Ever since the Obama Administration finalized protections for streams, wetlands, and the drinking water sources for more than 1 in 3 people, too many members of Congress have tried to repeal or weaken these vital protections. They have put the needs of corporate polluters before the priorities of their constituents. They have tried to sneak amendments onto must-pass bills to fund the government. They have tried to use an obscure law called the Congressional Review Act to gut these safeguards. They have tried to cut the Environmental Protection Agency’s budget so it can’t do its work to protect our water. We have beat them back each time.

We need to do it again.

Why? Because, despite Scott Pruitt’s scheme to roll back the Clean Water Rule, Congress is back with not one, not two, but four ‘dirty water’ riders to repeal these protections attached to different bills. The Environmental Protection Agency can repeal the Clean Water Rule if it wants to — it just has to justify its action with a strong scientific foundation and ground it in the law. The agency then has to accept public comment on the repeal. But EPA knows that people overwhelmingly support the Clean Water Rule and will oppose any repeal. Therefore, following the legal process would leave the repeal vulnerable to a court challenge. Some members of Congress are trying to do Pruitt’s dirty work for him, instead.

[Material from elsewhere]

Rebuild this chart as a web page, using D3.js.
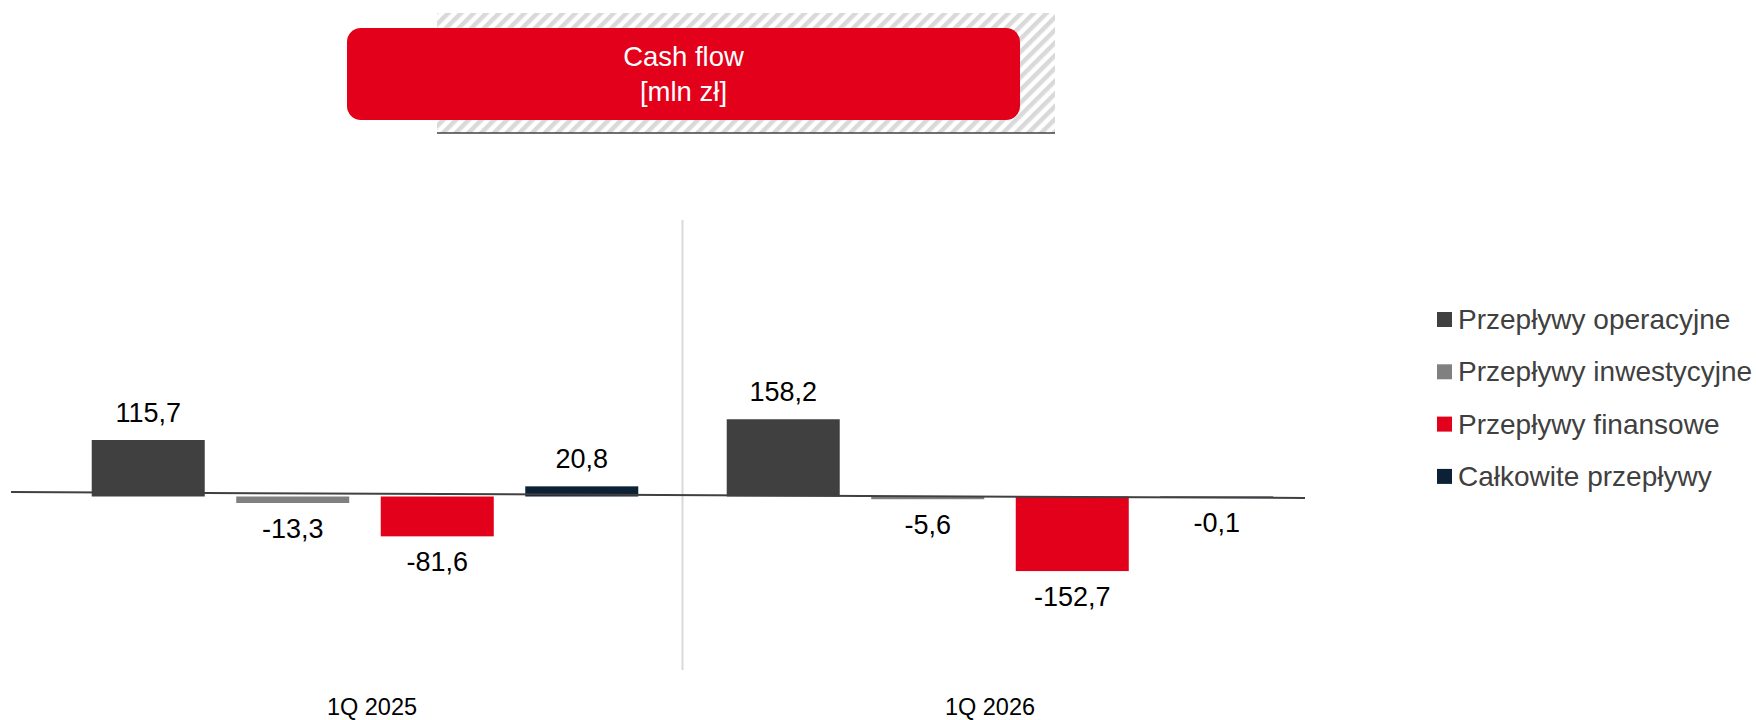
<!DOCTYPE html>
<html>
<head>
<meta charset="utf-8">
<title>Cash flow</title>
<script src="https://cdn.jsdelivr.net/npm/d3@7"></script>
<style>
  body { margin: 0; background: #fff; }
  svg { display: block; font-family: 'Liberation Sans', Arial, sans-serif; }
</style>
</head>
<body>
<svg id="chart"></svg>
<script>
// jshint esversion : 6
const categories = ['1Q 2025', '1Q 2026'];
const series = ['Przepływy operacyjne', 'Przepływy inwestycyjne', 'Przepływy finansowe', 'Całkowite przepływy'];
const operacyjne = [115.7, 158.2];
const inwestycyjne = [-13.3, -5.6];
const finansowe = [-81.6, -152.7];
const calkowite = [20.8, -0.1];
const colors = ['#404040', '#808080', '#e2001a', '#0c2036'];

const width = 1756,
  height = 720;

let svg = d3.select('#chart').attr('width', width).attr('height', height);

// values per category, in series order
let data = categories.map((c, i) => ({
  category: c,
  values: [operacyjne[i], inwestycyjne[i], finansowe[i], calkowite[i]].map((v, j) => ({ key: series[j], value: v }))
}));

let x0 = d3.scaleBand().domain(categories).range([47.5, 1317.5]);
let x1 = d3
  .scaleBand()
  .domain(series)
  .range([0, x0.bandwidth()])
  .paddingInner(0.218)
  .paddingOuter(0.306);
let y = d3.scaleLinear().domain([-300, 300]).range([643, 350]);
let color = d3.scaleOrdinal().domain(series).range(colors);

// polish number format: comma decimal, plain hyphen
let fmt = v => d3.format('.1f')(v).replace('.', ',').replace('\u2212', '-');

// title box
let defs = svg.append('defs');
defs
  .append('pattern')
  .attr('id', 'hatch')
  .attr('patternUnits', 'userSpaceOnUse')
  .attr('width', 9)
  .attr('height', 9)
  .attr('patternTransform', 'rotate(45)')
  .append('rect')
  .attr('width', 4.5)
  .attr('height', 9)
  .attr('fill', '#d9d9d9');

svg.append('rect').attr('x', 437).attr('y', 13).attr('width', 618).attr('height', 120).attr('fill', 'url(#hatch)');
svg
  .append('line')
  .attr('x1', 437)
  .attr('x2', 1055)
  .attr('y1', 133)
  .attr('y2', 133)
  .attr('stroke', '#404040')
  .attr('stroke-width', 1.5);
svg
  .append('rect')
  .attr('x', 347)
  .attr('y', 28)
  .attr('width', 673)
  .attr('height', 92)
  .attr('rx', 14)
  .attr('fill', '#e2001a');

let title = svg
  .append('text')
  .attr('text-anchor', 'middle')
  .attr('fill', '#fff')
  .style('font-size', '27.5px');
title.append('tspan').attr('x', 683.5).attr('y', 66).text('Cash flow');
title.append('tspan').attr('x', 683.5).attr('y', 101).text('[mln zł]');

// separator between quarters
svg
  .append('line')
  .attr('x1', x0(categories[1]))
  .attr('x2', x0(categories[1]))
  .attr('y1', 220)
  .attr('y2', 670)
  .attr('stroke', '#d9d9d9')
  .attr('stroke-width', 2);

// bars
let groups = svg
  .selectAll('g.cat')
  .data(data)
  .enter()
  .append('g')
  .classed('cat', true)
  .attr('transform', d => 'translate(' + x0(d.category) + ',0)');

groups
  .selectAll('rect')
  .data(d => d.values)
  .enter()
  .append('rect')
  .attr('x', d => x1(d.key))
  .attr('width', x1.bandwidth())
  .attr('y', d => y(Math.max(0, d.value)))
  .attr('height', d => Math.max(1, Math.abs(y(d.value) - y(0))))
  .attr('fill', d => color(d.key));

groups
  .selectAll('text')
  .data(d => d.values)
  .enter()
  .append('text')
  .attr('x', d => x1(d.key) + x1.bandwidth() / 2)
  .attr('y', d => (d.value >= 0 ? y(d.value) - 18 : y(d.value) + 35))
  .attr('text-anchor', 'middle')
  .style('font-size', '27px')
  .attr('fill', '#000')
  .text(d => fmt(d.value));

// zero line (slightly tilted as in the source slide)
svg
  .append('line')
  .attr('x1', 11)
  .attr('x2', 1305)
  .attr('y1', y(0) - 4.5)
  .attr('y2', y(0) + 1.5)
  .attr('stroke', '#404040')
  .attr('stroke-width', 2);

// category axis
let xAxis = svg
  .append('g')
  .attr('transform', 'translate(0,695)')
  .call(d3.axisBottom(x0).tickSize(0));
xAxis.select('.domain').remove();
xAxis
  .selectAll('text')
  .attr('dy', '0.71em')
  .attr('y', 3)
  .attr('x', (d, i) => (i === 0 ? 7 : -10))
  .style('font-size', '23.5px')
  .style('font-family', "'Liberation Sans', Arial, sans-serif")
  .attr('fill', '#000');

// legend
let legend = svg
  .selectAll('g.legend')
  .data(series)
  .enter()
  .append('g')
  .classed('legend', true)
  .attr('transform', (d, i) => 'translate(1437,' + (319.5 + i * 52.3) + ')');

legend
  .append('rect')
  .attr('y', -7.5)
  .attr('width', 15)
  .attr('height', 15)
  .attr('fill', d => color(d));

legend
  .append('text')
  .attr('x', 21)
  .attr('y', 9.5)
  .style('font-size', '28px')
  .attr('fill', '#404040')
  .text(d => d);
</script>
</body>
</html>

There is a lot at stake. Too many communities throughout the country already have trouble accessing safe drinking water. The last thing we need to do is potentially expose even more people to unsafe water by giving polluters a free pass for activities that potentially put streams, wetlands, and drinking water in jeopardy. But that is exactly what repealing the Clean Water Rule could do. We can’t afford that. Wetlands are essential parts of our water infrastructure, filtering groundwater and protecting communities from flooding. We’re losing them at an alarming rate. This extreme legislation will result in a free pass for activities that damage or destroy wetlands across the country, pollute drinking water and increasing flooding risks.

The bottom line is this: you’re either for clean water or you’re not. You stand with people across the country to safeguard drinking water sources or you want to protect the profits of special interests and corporate polluters. We’re going to learn a lot about who Congress thinks they work for with these votes.